Horror movies create the strongest version of this experience because they are built around bad timing and fear. Fear makes people irrational, which is realistic, but also infuriating when you are holding a drink and calmly noticing twelve better options. That is why audiences talk back to horror films more than almost any other genre. The viewer becomes the temporary genius of the room. You know not to investigate the creepy noise. You know that splitting up is ridiculous. You know the basement is a trap, the doll is not friendly, the old book should remain closed, and no family vacation has ever improved after someone says, “This place has a strange history.”
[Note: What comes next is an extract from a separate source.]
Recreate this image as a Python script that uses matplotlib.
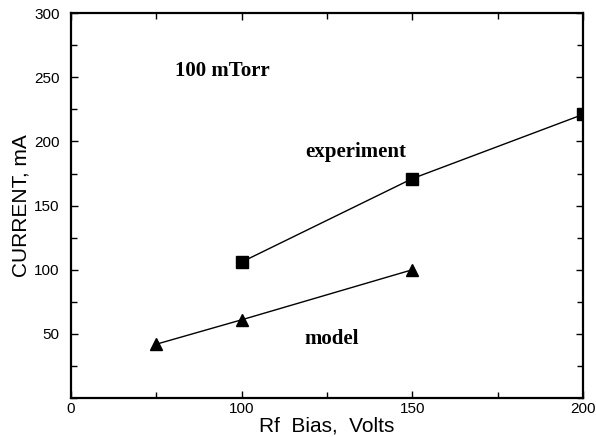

There is also a strangely comforting side to all this. Solving movie plots with common sense makes chaos feel containable. Real life is messy, unpredictable, and often unfair. But in a film, we can point to one bad choice and imagine a clean alternative. That is satisfying. It gives us the illusion that disasters are usually one sensible decision away from prevention. Sometimes that is true. Sometimes it is just a nice fantasy with better lighting and a soundtrack.
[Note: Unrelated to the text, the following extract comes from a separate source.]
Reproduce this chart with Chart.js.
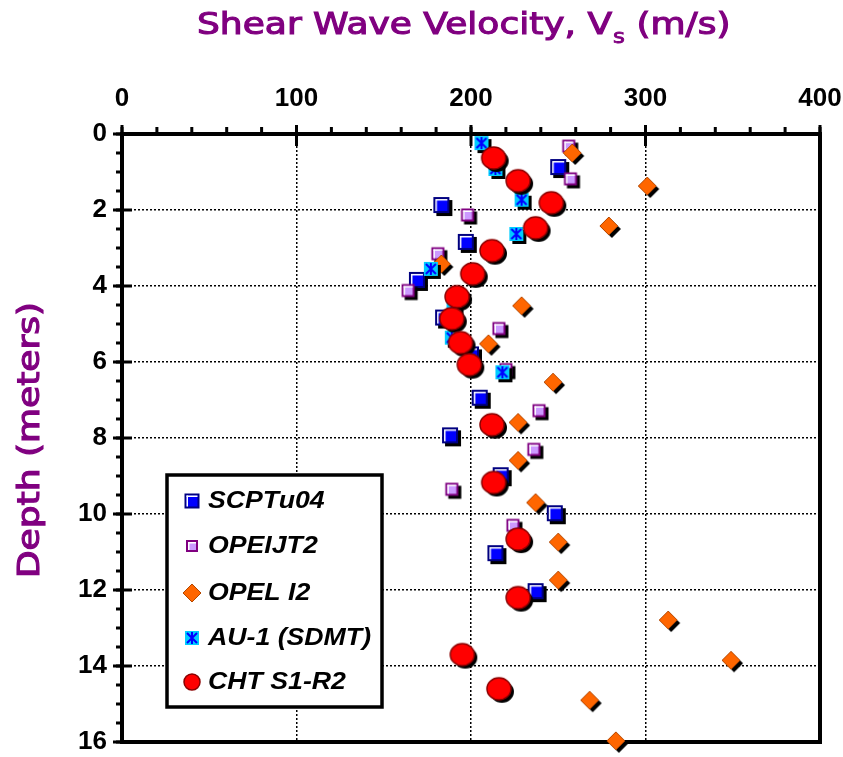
<!DOCTYPE html>
<html>
<head>
<meta charset="utf-8">
<script src="https://cdn.jsdelivr.net/npm/chart.js@4.4.1/dist/chart.umd.min.js"></script>
<style>
  html, body { margin: 0; padding: 0; background: #fff; }
</style>
</head>
<body>
<canvas id="vsChart" width="843" height="757"></canvas>
<script>
// Shear wave velocity (m/s) vs depth (m)
const scptDepth = [0.87, 1.87, 2.84, 3.84, 4.83, 5.8, 6.94, 7.93, 8.98, 9.98, 11.03, 12.03];
const scptVs    = [250, 183, 197, 169, 184, 200, 205, 188, 217, 248, 214, 237];

const opeiDepth = [0.32, 1.18, 2.13, 3.15, 4.12, 5.12, 6.2, 7.28, 8.3, 9.35, 10.3];
const opeiVs    = [256, 257, 198, 181, 164, 216, 220, 239, 236, 189, 224];

const opelDepth = [0.5, 1.37, 2.42, 3.42, 4.52, 5.52, 6.53, 7.59, 8.59, 9.7, 10.74, 11.74, 12.79, 13.85, 14.9, 15.97];
const opelVs    = [258, 301, 279, 183, 229, 210, 247, 227, 227, 237, 250, 250, 313, 349, 268, 283];

const au1Depth  = [0.24, 0.92, 1.73, 2.63, 3.55, 4.52, 5.36, 6.27];
const au1Vs     = [206, 214, 229, 226, 177, 190, 189, 218];

const chtDepth  = [0.63, 1.23, 1.81, 2.47, 3.07, 3.68, 4.28, 4.86, 5.49, 6.07, 7.65, 9.17, 10.66, 12.2, 13.7, 14.6];
const chtVs     = [213, 227, 246, 237, 212, 201, 192, 189, 194, 199, 212, 213, 227, 227, 195, 216];

const seriesNames = ['SCPTu04', 'OPEIJT2', 'OPEL I2', 'AU-1 (SDMT)', 'CHT S1-R2'];
const xTicks = [0, 100, 200, 300, 400];
const yTicks = [0, 2, 4, 6, 8, 10, 12, 14, 16];

const PURPLE = '#800080';

// ---- marker shapes ----
function squareMarker(size, edge, fill) {
    return (ctx, x, y, shadow) => {
        const h = size / 2;
        if (shadow) { ctx.fillStyle = '#000'; ctx.fillRect(x - h, y - h, size, size); return; }
        ctx.fillStyle = edge;
        ctx.fillRect(x - h, y - h, size, size);
        ctx.fillStyle = fill;
        ctx.fillRect(x - h + 2, y - h + 2, size - 4, size - 4);
        ctx.fillStyle = '#fff';
        ctx.fillRect(x - h + 2, y - h + 2, size - 4, 1.5);
        ctx.fillRect(x - h + 2, y - h + 2, 1.5, size - 4);
    };
}

function diamondMarker(half) {
    return (ctx, x, y, shadow) => {
        ctx.beginPath();
        ctx.moveTo(x, y - half);
        ctx.lineTo(x + half, y);
        ctx.lineTo(x, y + half);
        ctx.lineTo(x - half, y);
        ctx.closePath();
        ctx.fillStyle = shadow ? '#000' : '#FF6600';
        ctx.fill();
        if (!shadow) { ctx.strokeStyle = '#B34700'; ctx.lineWidth = 1; ctx.stroke(); }
    };
}

function dmtMarker(size) {
    return (ctx, x, y, shadow) => {
        const h = size / 2;
        if (shadow) { ctx.fillStyle = '#000'; ctx.fillRect(x - h, y - h, size, size); return; }
        ctx.fillStyle = '#00CCFF';
        ctx.fillRect(x - h, y - h, size, size);
        ctx.strokeStyle = '#0000FF';
        ctx.lineWidth = 2;
        const a = h - 2;
        ctx.beginPath();
        ctx.moveTo(x - a, y - a); ctx.lineTo(x + a, y + a);
        ctx.moveTo(x + a, y - a); ctx.lineTo(x - a, y + a);
        ctx.moveTo(x, y - a - 1); ctx.lineTo(x, y + a + 1);
        ctx.stroke();
    };
}

function circleMarker(rx, ry) {
    return (ctx, x, y, shadow) => {
        ctx.beginPath();
        ctx.ellipse(x, y, rx, ry, 0, 0, Math.PI * 2);
        ctx.fillStyle = shadow ? '#000' : '#FF0000';
        ctx.fill();
        if (!shadow) { ctx.strokeStyle = '#8B0000'; ctx.lineWidth = 1.5; ctx.stroke(); }
    };
}

function makeIcon(draw, half, withShadow) {
    const pad = 5;
    const size = Math.ceil(2 * (half + pad));
    const cv = document.createElement('canvas');
    cv.width = size; cv.height = size;
    const ctx = cv.getContext('2d');
    const c = size / 2;
    if (withShadow) draw(ctx, c + 3, c + 3, true);
    draw(ctx, c, c, false);
    return cv;
}

const plotShapes = [
    [squareMarker(16, '#000080', '#0000FF'), 8],
    [squareMarker(13, PURPLE, '#CC99FF'), 7],
    [diamondMarker(9), 9],
    [dmtMarker(14), 7],
    [circleMarker(12, 11), 12]
];
const legendShapes = [
    [squareMarker(15, '#000080', '#0000FF'), 8],
    [squareMarker(12, PURPLE, '#CC99FF'), 6],
    [diamondMarker(9), 9],
    [dmtMarker(14), 7],
    [circleMarker(8, 8), 8]
];
const plotIcons = plotShapes.map(([d, h]) => makeIcon(d, h, true));
const legendIcons = legendShapes.map(([d, h]) => makeIcon(d, h, false));

function toPoints(vs, depth) {
    return vs.map((v, i) => ({ x: v, y: depth[i] }));
}

const allSeries = [
    [scptVs, scptDepth],
    [opeiVs, opeiDepth],
    [opelVs, opelDepth],
    [au1Vs, au1Depth],
    [chtVs, chtDepth]
];

const datasets = allSeries.map(([vs, depth], i) => ({
    label: seriesNames[i],
    data: toPoints(vs, depth),
    pointStyle: plotIcons[i],
    pointRadius: 8,
    pointHoverRadius: 8,
    showLine: false,
    clip: false,
    order: 5 - i   // later series drawn on top
}));

// draw text stretched horizontally, with a thin stroke for a heavier look
function drawScaledText(ctx, text, x, y, sx, stroke) {
    ctx.save();
    ctx.translate(x, y);
    ctx.scale(sx, 1);
    ctx.fillText(text, 0, 0);
    if (stroke) {
        ctx.strokeStyle = ctx.fillStyle;
        ctx.lineWidth = stroke;
        ctx.strokeText(text, 0, 0);
    }
    const w = ctx.measureText(text).width * sx;
    ctx.restore();
    return w;
}

const framePlugin = {
    id: 'frame',
    beforeDatasetsDraw(chart) {
        const { ctx, chartArea: a } = chart;
        const xs = chart.scales.x, ys = chart.scales.y;
        ctx.save();
        ctx.strokeStyle = '#000';
        ctx.lineCap = 'butt';
        // minor ticks
        ctx.lineWidth = 3;
        ctx.beginPath();
        for (let v = 0; v <= 400; v += 20) {
            const px = xs.getPixelForValue(v);
            ctx.moveTo(px, a.top - 7); ctx.lineTo(px, a.top);
        }
        for (let d = 0; d <= 16; d += 0.5) {
            const py = ys.getPixelForValue(d);
            ctx.moveTo(a.left - 6, py); ctx.lineTo(a.left, py);
        }
        ctx.stroke();
        // major ticks crossing the axes
        ctx.beginPath();
        xTicks.forEach(v => {
            const px = xs.getPixelForValue(v);
            ctx.moveTo(px, a.top - 9); ctx.lineTo(px, a.top + 12);
        });
        yTicks.forEach(d => {
            const py = ys.getPixelForValue(d);
            ctx.moveTo(a.left - 9, py); ctx.lineTo(a.left + 10, py);
        });
        ctx.stroke();
        // frame
        ctx.lineWidth = 4;
        ctx.strokeRect(a.left, a.top, a.right - a.left, a.bottom - a.top);
        ctx.restore();
    },
    afterDraw(chart) {
        const ctx = chart.ctx;
        ctx.save();
        // top title with subscript
        ctx.fillStyle = PURPLE;
        ctx.textBaseline = 'alphabetic';
        ctx.textAlign = 'left';
        const sx = 1.2;
        let x = 197;
        ctx.font = '30px "DejaVu Sans"';
        x += drawScaledText(ctx, 'Shear Wave Velocity, V', x, 34, sx, 1.1);
        ctx.font = '19px "DejaVu Sans"';
        x += drawScaledText(ctx, 's', x + 1, 43, sx, 0.8) + 1;
        ctx.font = '30px "DejaVu Sans"';
        drawScaledText(ctx, ' (m/s)', x, 34, sx, 1.1);

        // y axis title
        ctx.save();
        ctx.translate(39, 440);
        ctx.rotate(-Math.PI / 2);
        ctx.textAlign = 'center';
        ctx.font = '30px "DejaVu Sans"';
        ctx.scale(1.2, 1);
        ctx.fillText('Depth (meters)', 0, 0);
        ctx.strokeStyle = PURPLE;
        ctx.lineWidth = 1.1;
        ctx.strokeText('Depth (meters)', 0, 0);
        ctx.restore();

        // legend
        const bx = 167, by = 475, bw = 215, bh = 232;
        ctx.fillStyle = '#fff';
        ctx.fillRect(bx, by, bw, bh);
        ctx.strokeStyle = '#000';
        ctx.lineWidth = 3.5;
        ctx.strokeRect(bx, by, bw, bh);
        const rows = [501, 546, 593, 638, 682];
        ctx.font = 'italic bold 23px "Liberation Sans"';
        ctx.fillStyle = '#000';
        ctx.textBaseline = 'middle';
        seriesNames.forEach((name, i) => {
            const ic = legendIcons[i];
            ctx.drawImage(ic, 192 - ic.width / 2, rows[i] - ic.height / 2);
            drawScaledText(ctx, name, 208, rows[i] + 1, 1.16, 0);
        });
        ctx.restore();
    }
};

const tickFont = { family: '"Liberation Sans", Arial, sans-serif', size: 26, weight: 'bold' };

new Chart(document.getElementById('vsChart'), {
    type: 'scatter',
    data: { datasets },
    options: {
        responsive: false,
        animation: false,
        events: [],
        layout: { padding: 0 },
        plugins: { legend: { display: false }, tooltip: { enabled: false } },
        scales: {
            x: {
                type: 'linear',
                position: 'top',
                min: 0, max: 400,
                afterFit: s => { s.height = 134; s.paddingRight = 23; s.paddingLeft = 0; },
                afterBuildTicks: s => { s.ticks = xTicks.map(v => ({ value: v })); },
                ticks: { font: tickFont, color: '#000', padding: 20, maxRotation: 0, autoSkip: false },
                grid: { color: '#000', lineWidth: 1.5, drawTicks: false },
                border: { display: false, dash: [2, 2] }
            },
            y: {
                type: 'linear',
                reverse: true,
                min: 0, max: 16,
                afterFit: s => { s.width = 122; s.paddingTop = 0; s.paddingBottom = 15; },
                afterBuildTicks: s => { s.ticks = yTicks.map(v => ({ value: v })); },
                ticks: { font: tickFont, color: '#000', padding: 15, autoSkip: false },
                grid: { color: '#000', lineWidth: 1.5, drawTicks: false },
                border: { display: false, dash: [2, 2] }
            }
        }
    },
    plugins: [framePlugin]
});
</script>
</body>
</html>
Streaming and social media have made this even more fun. Now the post-movie conversation starts instantly. Group chats fill up with messages like, “I could have ended that whole franchise with a phone call,” and honestly, sometimes that is not far off. Viewers love ranking movie logic, debating whether something counts as a real plot hole, and defending beloved films by saying, “Yes, but the bad decisions are the point.” That last part matters. We do not love these stories because they are perfect simulations of rational behavior. We love them because they turn human weakness, panic, ego, love, and denial into entertainment worth quoting for years.
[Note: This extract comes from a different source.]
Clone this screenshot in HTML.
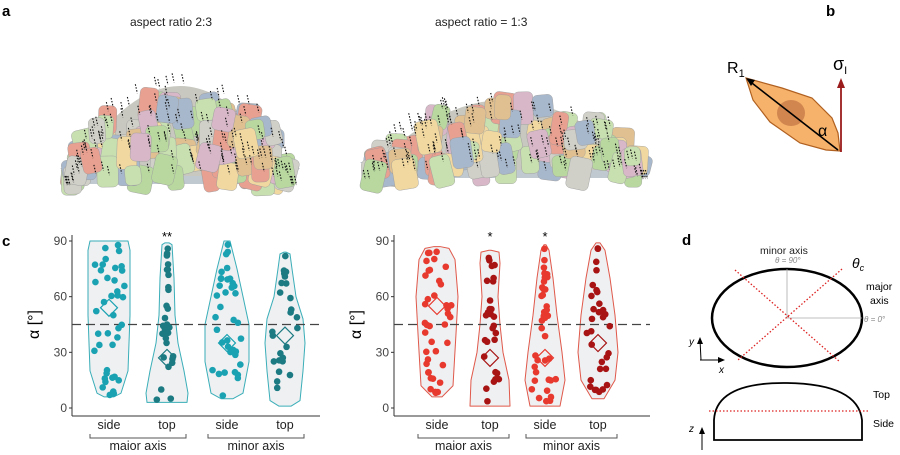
<!DOCTYPE html>
<html><head><meta charset="utf-8"><style>
body{margin:0;background:#fff;width:900px;height:450px;overflow:hidden;font-family:"Liberation Sans",sans-serif}
svg text{font-family:"Liberation Sans",sans-serif}
</style></head><body>
<svg id="s" width="900" height="450" viewBox="0 0 900 450" xmlns="http://www.w3.org/2000/svg">
<rect width="900" height="450" fill="#fff"/>
<text x="2" y="16" font-size="15" font-weight="bold">a</text>
<text x="826" y="16" font-size="15" font-weight="bold">b</text>
<text x="2" y="246" font-size="15" font-weight="bold">c</text>
<text x="682" y="245" font-size="15" font-weight="bold">d</text>
<text x="130" y="26" font-size="12" fill="#222">aspect ratio 2:3</text>
<text x="435" y="26" font-size="12" fill="#222">aspect ratio = 1:3</text>
<g id="img1"></g><g id="img2"></g>
<g>
<polygon points="746,78 782,88 812,98 832,118 838,133 840,151 826,150 800,143 770,122 753,100" fill="#f6b26b" stroke="#b06020" stroke-width="1.2"/>
<ellipse cx="791" cy="113" rx="14" ry="13" fill="#c87a4a" opacity="0.8"/>
<line x1="748" y1="80" x2="838" y2="150" stroke="#000" stroke-width="1.6"/>
<polygon points="746,78 755,80 751,86" fill="#000"/>
<line x1="841" y1="152" x2="841" y2="82" stroke="#9b1c1c" stroke-width="1.8"/>
<polygon points="841,78 837,88 845,88" fill="#9b1c1c"/>
<text x="727" y="73" font-size="16" font-family="Liberation Serif">R<tspan font-size="11" dy="4">1</tspan></text>
<text x="833" y="70" font-size="18" font-family="Liberation Serif">σ<tspan font-size="11" dy="4">I</tspan></text>
<text x="818" y="136" font-size="16" font-family="Liberation Serif">α</text>
</g>
<g>
<text x="760" y="254" font-size="10.5" fill="#222">minor axis</text>
<text x="775" y="263" font-size="8" fill="#888" font-style="italic" font-family="Liberation Serif">θ = 90°</text>
<text x="852" y="268" font-size="14" font-family="Liberation Serif" font-style="italic">θ<tspan font-size="9" dy="3">c</tspan></text>
<text x="866" y="290" font-size="10.5">major</text>
<text x="870" y="304" font-size="10.5">axis</text>
<text x="864" y="322" font-size="8" fill="#888" font-style="italic" font-family="Liberation Serif">θ = 0°</text>
<ellipse cx="787" cy="318" rx="75" ry="49" fill="none" stroke="#000" stroke-width="2.5"/>
<line x1="787" y1="269" x2="787" y2="318" stroke="#aaa" stroke-width="0.8"/>
<line x1="787" y1="318" x2="862" y2="318" stroke="#aaa" stroke-width="0.8"/>
<line x1="735" y1="270" x2="840" y2="362" stroke="#d22" stroke-width="1.3" stroke-dasharray="1.5,2"/>
<line x1="842" y1="269" x2="738" y2="360" stroke="#d22" stroke-width="1.3" stroke-dasharray="1.5,2"/>
<line x1="701" y1="360" x2="700" y2="340" stroke="#000" stroke-width="1"/><polygon points="700,337 697,344 703,344"/>
<line x1="700" y1="360" x2="722" y2="360" stroke="#000" stroke-width="1"/><polygon points="725,360 718,357 718,363"/>
<text x="689" y="345" font-size="10" font-style="italic">y</text>
<text x="719" y="373" font-size="10" font-style="italic">x</text>
<path d="M714,440 L714,420 Q716,382 787,383 Q858,384 862,420 L862,440 Z" fill="none" stroke="#000" stroke-width="1.8"/>
<line x1="709" y1="411" x2="868" y2="411" stroke="#d22" stroke-width="1.3" stroke-dasharray="1.5,2"/>
<text x="873" y="398" font-size="10.5">Top</text>
<text x="873" y="427" font-size="10.5">Side</text>
<line x1="702" y1="450" x2="702" y2="430" stroke="#000"/><polygon points="702,427 699,434 705,434"/>
<text x="689" y="432" font-size="10" font-style="italic">z</text>
</g>
<g id="c1"></g><g id="c2"></g>
</svg>
<script>
var NS="http://www.w3.org/2000/svg";
function el(p,t,a,txt){var e=document.createElementNS(NS,t);for(var k in a)e.setAttribute(k,a[k]);if(txt!=null)e.textContent=txt;p.appendChild(e);return e;}
var seed=7;function rnd(){seed=(seed*16807)%2147483647;return seed/2147483647;}
function img(g,cx,base,w,h,n){g=document.getElementById(g);
 var cols=['#e8a090','#b8d8a0','#a8b8cc','#f0d8a0','#d8b8c8','#c8e0b0','#e0c090','#d0d0c8'];
 el(g,'polygon',{points:(cx-w/2-10)+','+(base-8)+' '+(cx+w/2+10)+','+(base-8)+' '+(cx+w/2-5)+','+(base+8)+' '+(cx-w/2+10)+','+(base+8),fill:'#c0c8d0'});
 el(g,'path',{d:'M'+(cx-w/2)+','+base+' Q'+cx+','+(base-2*h+10)+' '+(cx+w/2)+','+base+' Z',fill:'#c8c8c0'});
 for(var i=0;i<n;i++){var t=rnd()*2-1;var x=cx+t*w/2;var top=base-h*Math.sqrt(Math.max(0,1-t*t));var y=top+6+rnd()*(base-top-6);
  el(g,'rect',{x:x-9,y:y-10,width:16+rnd()*8,height:18+rnd()*16,rx:5,fill:cols[i%8],stroke:'#9a9a9a','stroke-width':0.4,transform:'rotate('+(rnd()*30-15)+' '+x+' '+y+')'});}
 for(var i=0;i<n*1.4;i++){var t=rnd()*2.1-1.05;var x=cx+t*w/2;var top=base-(h+8)*Math.sqrt(Math.max(0,1-t*t));var y=top+rnd()*(base-top)*0.9;
  el(g,'line',{x1:x,y1:y,x2:x+2,y2:y+9,stroke:'#111','stroke-width':1.1,'stroke-dasharray':'1.5,1.5'});}
}
img('img1',180,176,220,95,110);img('img2',505,170,270,75,110);
function chart(gid,ax,cats,stroke,dcols,viol,dots,diam,stars){
 var g=document.getElementById(gid),y0=408,y90=241,sc=(y0-y90)/90;function Y(d){return y0-d*sc;}
 var xe=cats[3]+35+(ax>300?17:0);
 el(g,'line',{x1:ax,y1:235,x2:ax,y2:416,stroke:'#333','stroke-width':1});
 el(g,'line',{x1:ax,y1:416,x2:xe,y2:416,stroke:'#333','stroke-width':1});
 [0,30,60,90].forEach(function(v){el(g,'text',{x:ax-5,y:Y(v)+4,'font-size':12,'text-anchor':'end',fill:'#444'},v);el(g,'line',{x1:ax-3,y1:Y(v),x2:ax,y2:Y(v),stroke:'#333'});});
 el(g,'text',{x:0,y:0,'font-size':16,transform:'translate('+(ax-33)+','+(Y(45))+') rotate(-90)','text-anchor':'middle'},'α [°]');
 for(var i=0;i<4;i++){var c=cats[i],v=viol[i],L='';
  v.forEach(function(p,j){L+=(j?'L':'M')+(c-p[1])+','+Y(p[0]);});
  for(var j=v.length-1;j>=0;j--)L+='L'+(c+v[j][1])+','+Y(v[j][0]);
  el(g,'path',{d:L+'Z',fill:'#eef0f2',stroke:stroke,'stroke-width':1,'stroke-linejoin':'round'});}
 el(g,'line',{x1:ax,y1:Y(45),x2:xe,y2:Y(45),stroke:'#444','stroke-width':1.2,'stroke-dasharray':'9,5'});
 for(var i=0;i<4;i++){var c=cats[i],v=viol[i];var lo=v[0][0],hi=v[v.length-1][0];
  for(var k=0;k<dots[i];k++){var d=lo+1+rnd()*(hi-lo-2);
   var w=0;for(var j=0;j<v.length-1;j++)if(d>=v[j][0]&&d<=v[j+1][0]){var f=(d-v[j][0])/(v[j+1][0]-v[j][0]);w=v[j][1]+(v[j+1][1]-v[j][1])*f;}
   el(g,'circle',{cx:c+(rnd()*2-1)*Math.max(1,w-5),cy:Y(d),r:3.3,fill:dcols[i%2]});}
  var dy=Y(diam[i]);el(g,'rect',{x:c-6,y:dy-6,width:12,height:12,fill:'none',stroke:dcols[i%2],'stroke-width':1.2,transform:'rotate(45 '+c+' '+dy+')'});
  el(g,'text',{x:c,y:429,'font-size':12.5,'text-anchor':'middle',fill:'#222'},i%2?'top':'side');
  if(stars[i])el(g,'text',{x:c,y:241,'font-size':13,'text-anchor':'middle'},stars[i]);}
 for(var p=0;p<2;p++){var a=cats[2*p]-19,b=cats[2*p+1]+19;el(g,'path',{d:'M'+a+',434 L'+a+',438 L'+b+',438 L'+b+',434',fill:'none',stroke:'#555'});
  el(g,'text',{x:(a+b)/2,y:450,'font-size':12.5,'text-anchor':'middle',fill:'#222'},p?'minor axis':'major axis');}
}
var V1=[[[6,5],[8,12],[20,19],[50,21],[85,21],[90,19]],
[[3,20],[8,21],[20,17],[35,11],[50,8],[70,7],[88,5],[89,2]],
[[5,6],[8,16],[25,22],[45,22],[60,16],[75,10],[90,3]],
[[1,6],[4,15],[20,18],[35,20],[48,18],[60,11],[75,7],[83,5],[84,1]]];
chart('c1',72,[109,167,227,285],'#3aaeb8',['#1aa2b2','#1c7a82'],V1,[40,30,38,25],[54,27,35,39],['','**','','']);
var V2=[[[6,5],[12,16],[40,19],[60,21],[80,18],[86,12],[87,3]],
[[1,20],[15,19],[30,13],[45,10],[60,8],[78,10],[84,9],[85,1]],
[[1,15],[15,20],[30,17],[50,12],[70,8],[85,4],[88,1]],
[[5,6],[15,17],[30,20],[50,17],[70,12],[85,7],[89,2]]];
chart('c2',394,[437,490,545,598],'#e0584a',['#e8392e','#a81414'],V2,[40,28,38,32],[55,27,27,35],['','*','*','']);
</script>
</body></html>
In the end, the experience of solving movie plots with common sense is not about proving that audiences are smarter than writers. It is about participating in the story. It is a form of engagement. The movie gives us danger, and we give it commentary. The screen gives us a shark, a monster, a sinking ship, a failing security system, or a deeply unwise social experiment, and we respond with our own running analysis. That back-and-forth is part of what keeps famous films alive. We watch, we wince, we laugh, we suggest obvious fixes, and then we come back for the next rewatch anyway. Common sense may solve the plot, but movie magic is the reason we still gladly watch the problem happen.
Conclusion
The funniest thing about common-sense movie analysis is that it proves how well these films work. If audiences still care enough to argue about the smartest solution years later, the movie clearly did something right. These stories are memorable because they put characters under pressure, exaggerate human flaws, and make disaster feel personal. Could these six movie plots be solved in minutes with common sense? Absolutely. Would we lose a lot of suspense, spectacle, and iconic moments if that happened? Also absolutely.
So yes, close the beach. Call the police. Delay the dinosaur theme park. Share the anti-monster frequency. Leave before Purge night. And maybe, just maybe, make fewer emotional decisions on a doomed luxury liner. But let us also admit the truth: if every character used perfect judgment, movie night would be a lot shorter and a lot less fun.